Fast forward ahead more than four decades, and Granada Hills still relies on bloodlines to get things done only with a far different football approach.

This past season, the Highlanders turned the offense over to cousins Dijon and Darrell Stanley and tried to run the ball down everyone's throats.

With 13 different players drawing carries, Granada Hills piled up 6,043 yards and 76 touchdowns rushing while operating out of an antiquated yet high-powered single- or double-wing offense — amazingly going the first 14 games without completing a forward pass before connecting on a pair in the 4A CIF state championship game.

Oh, Stanley (enter your best Laurel and Hardy quip right here).

Dijon Stanley, a 6-foot-1, 175-pound speedster who lined up both at quarterback and tailback and is signed with Utah, had a team-best 2,756 yards and 33 touchdowns on the ground as a senior.

The 5-foot-11, 150-pound Darrell Stanley, who was just a sophomore and chipped in 1,291 yards and 19 TDs rushing, on Friday received a scholarship offer from Kalen DeBoer's University of Washington recruiters, his second  following one from Colorado State.

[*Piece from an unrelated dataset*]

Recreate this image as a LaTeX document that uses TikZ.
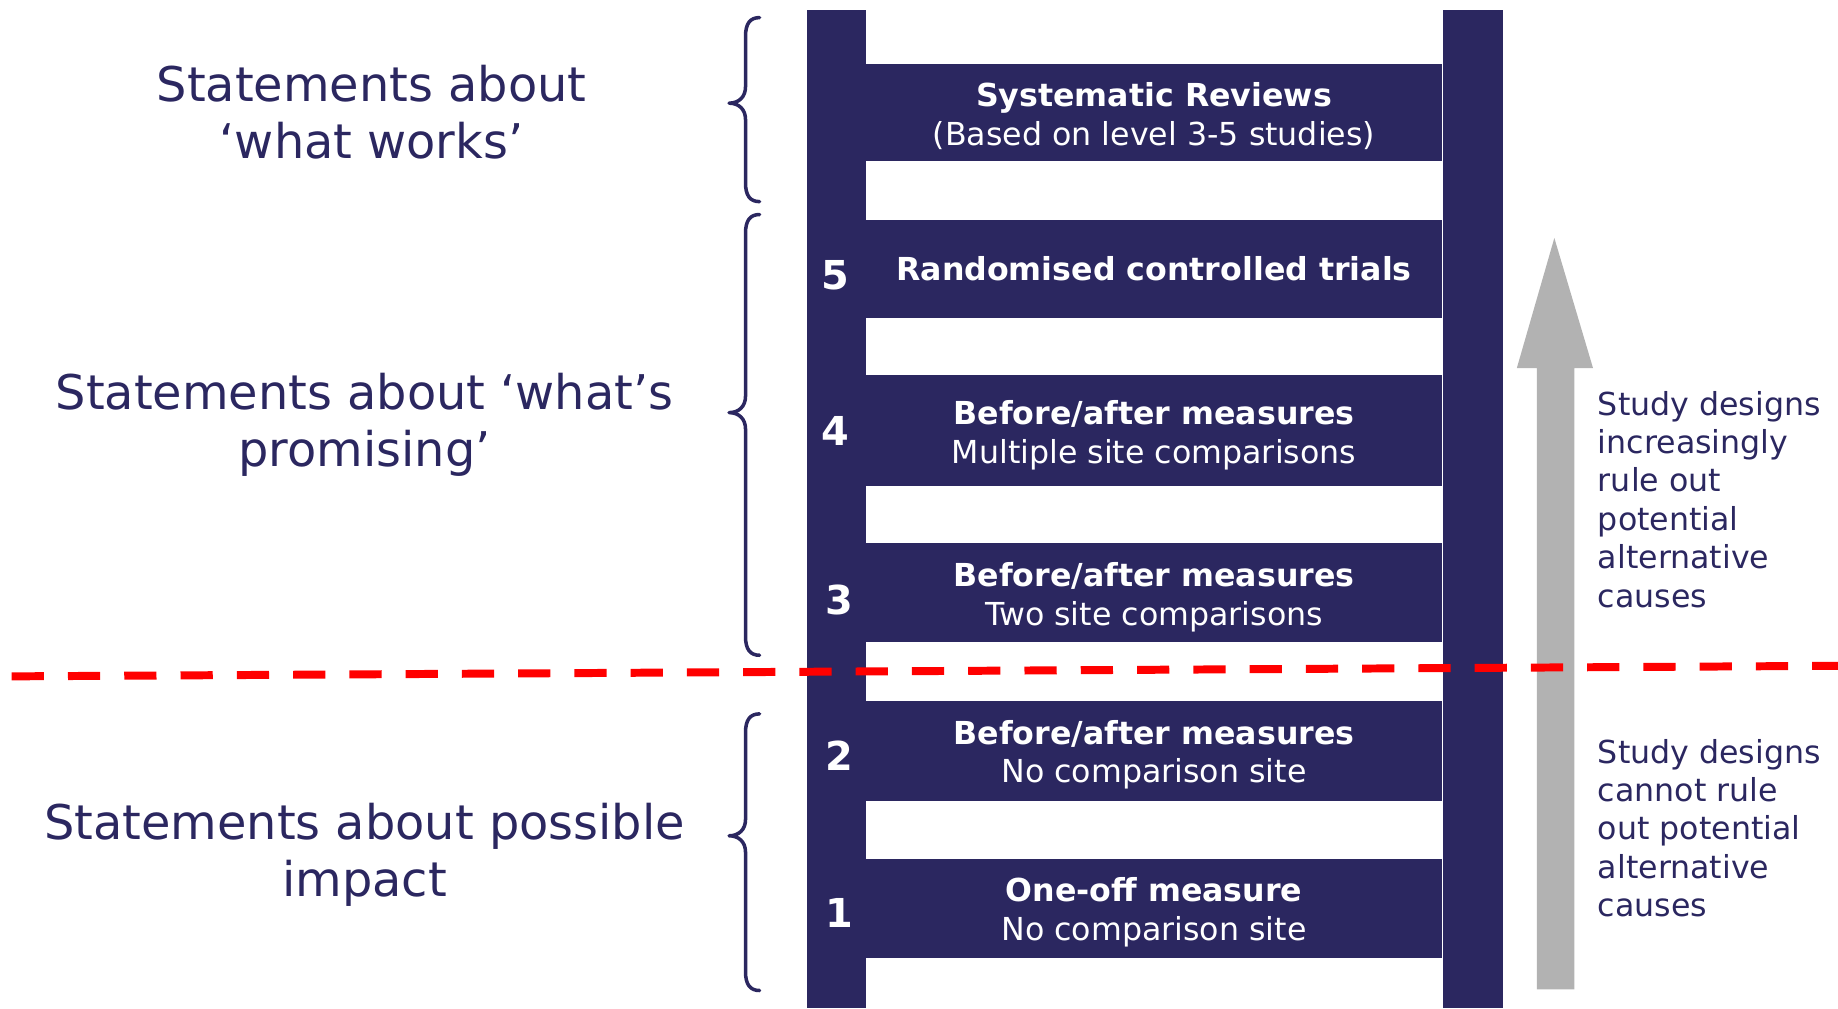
\documentclass[tikz,border=0pt]{standalone}
\usepackage{fontspec}
\setmainfont{DejaVu Sans}
\definecolor{navy}{HTML}{2B2760}
\definecolor{arrowgray}{HTML}{B2B2B2}
\definecolor{dashred}{HTML}{FF0000}
\newcommand\drawbrace[3]{%
  \draw[bracestyle] (648,#1) .. controls (640,#1) and (636,#1+5) .. (636,#1+16)
    -- (636,#2-14) .. controls (636,#2-5) and (630,#2) .. (622,#2)
    .. controls (630,#2) and (636,#2+5) .. (636,#2+14)
    -- (636,#3-16) .. controls (636,#3-5) and (640,#3) .. (648,#3);}
\begin{document}
\begin{tikzpicture}[x=1pt,y=-1pt,
  rail/.style={fill=navy, minimum width=51pt, minimum height=852pt, anchor=north west, inner sep=0pt},
  rung/.style={fill=navy, minimum width=491pt, inner sep=0pt},
  rungtext/.style={text=white, inner sep=0pt, align=center, font=\fontsize{27}{33}\selectfont},
  num/.style={text=white, font=\fontsize{34}{34}\selectfont\bfseries, inner sep=0pt},
  lefttext/.style={text=navy, align=center, font=\fontsize{40.8}{49}\selectfont, inner sep=0pt},
  sidetext/.style={text=navy, align=left, anchor=west, font=\fontsize{27}{32.8}\selectfont, inner sep=0pt},
  bracestyle/.style={draw=navy, line width=3pt, line cap=round, line join=round},
  ]
\useasboundingbox (0,0) rectangle (1568,860);
% rails
\node[rail] (railL) at (688,8) {};
\node[rail] (railR) at (1231,8) {};
% rungs
\node[rung, minimum height=82pt] (r6) at (984.5,96) {};
\node[rung, minimum height=83pt] (r5) at (984.5,229.5) {};
\node[rung, minimum height=95pt] (r4) at (984.5,367.5) {};
\node[rung, minimum height=85pt] (r3) at (984.5,505.5) {};
\node[rung, minimum height=85pt] (r2) at (984.5,640.5) {};
\node[rung, minimum height=84pt] (r1) at (984.5,775) {};
\node[rungtext] (r6t) at ([yshift=-3pt]r6.center) {\textbf{Systematic Reviews}\\(Based on level 3-5 studies)};
\node[rungtext] (r5t) at (r5.center) {\textbf{Randomised controlled trials}};
\node[rungtext] (r4t) at ([yshift=-4pt]r4.center) {\textbf{Before/after measures}\\Multiple site comparisons};
\node[rungtext] (r3t) at ([yshift=-4pt]r3.center) {\textbf{Before/after measures}\\Two site comparisons};
\node[rungtext] (r2t) at ([yshift=-3.5pt]r2.center) {\textbf{Before/after measures}\\No comparison site};
\node[rungtext] (r1t) at ([yshift=-3.5pt]r1.center) {\textbf{One-off measure}\\No comparison site};
% numbers
\node[num] (n5) at (713,235) {5};
\node[num] (n4) at (713,368) {4};
\node[num] (n3) at (716,512) {3};
\node[num] (n2) at (716,645) {2};
\node[num] (n1) at (716,779) {1};
% left statements
\node[lefttext] (s1) at (317,95.5) {Statements about\\‘what works’};
\node[lefttext] (s2) at (311,362.5) {Statements about ‘what’s\\promising’};
\node[lefttext] (s3) at (311,729) {Statements about possible\\impact};
% braces
\drawbrace{15}{88}{172}
\drawbrace{183}{352}{559}
\drawbrace{609}{713}{845}
% grey arrow
\fill[arrowgray] (1311,844) -- (1311,314) -- (1294,314) -- (1326,203) -- (1359,314) -- (1343,314) -- (1343,844) -- cycle;
% side texts
\node[sidetext] (t1) at (1363,426) {Study designs\\increasingly\\rule out\\potential\\alternative\\causes};
\node[sidetext] (t2) at (1363,706.5) {Study designs\\cannot rule\\out potential\\alternative\\causes};
% red dashed line
\coordinate (dl) at (10,577);
\coordinate (dr) at (1568,568);
\draw[dashred, line width=6.8pt, dash pattern=on 27.5pt off 20.5pt] (dl) -- (dr);
\end{tikzpicture}
\end{document}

Hey, it's early for him. He's got a lot of carries and offers to go.

These blazing Stanley cousins each scored on three returns, as well, with the younger Darrell going the distance on a pair of interception runbacks and a punt.

Coached by Bucky Brooks, who doubles as an NFL Network reporter, Granada Hills went 12-3 by averaging 46 points per game. And, again, this team did it the old-school way with a two-headed monster.

Dijon Stanley's best rushing outing was a 378-yard, 5-touchdown outburst in a 44-7 victory over Palisades late in the year. He averaged 196.9 yards per game.

Cousin Darrell had his moment in the SoCal sun with a 229-yard, 5-score showing in a 62-18 win over Kennedy early in the season. He averaged 186.1 yards per contest.

Oh yeah, Darrell caught one of those two Granada Hills pass completions, snagging a 30-yarder in the state title game. Ryan Grubb, UW offensive coordinator, will be glad to hear that.

This was the first and only time the Stanley cousins were able to play on a football team together. Should Darrell end up at Washington, these two could be opponents in a Pac-12 game as early as 2025.